Luc tentou abraçá-la mas ela afastou-se e abriu a porta do frigorífico fingindo procurar algo.

- Não mais que comigo mesma.
- Fui injusto para contigo. Não devia de descarregar a minha frustração em ti.
- Não devias, mas foi o que fizeste. Os homens acham que basta-nos abrir as pernas, ou mostrar os peitos e temos todos os problemas resolvidos.
- Não disse isso !
- Disseste que era mais fácil! É a mesma coisa ! E eu devia de recordar que estás a recuperar, e não andar a esfregar-me em ti!

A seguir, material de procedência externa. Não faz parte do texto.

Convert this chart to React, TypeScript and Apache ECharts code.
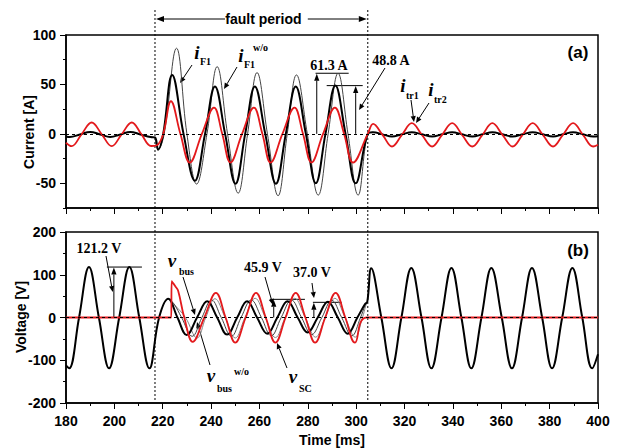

- Gostei que te esfregasses em mim .
- Pois espero que tenhas aproveitado, pois juro-te que não vou voltar a...

Luc beijou-a interrompendo a promessa dela. Assim que a boca dele se apoderou da dela, rodeou o pescoço dele e esqueceu a promessa que estava a fazer. E quando as costas embateram na parede, ela soube que estava perdida. Naquele momento soube, com toda a certeza que nunca lhe iria resistir.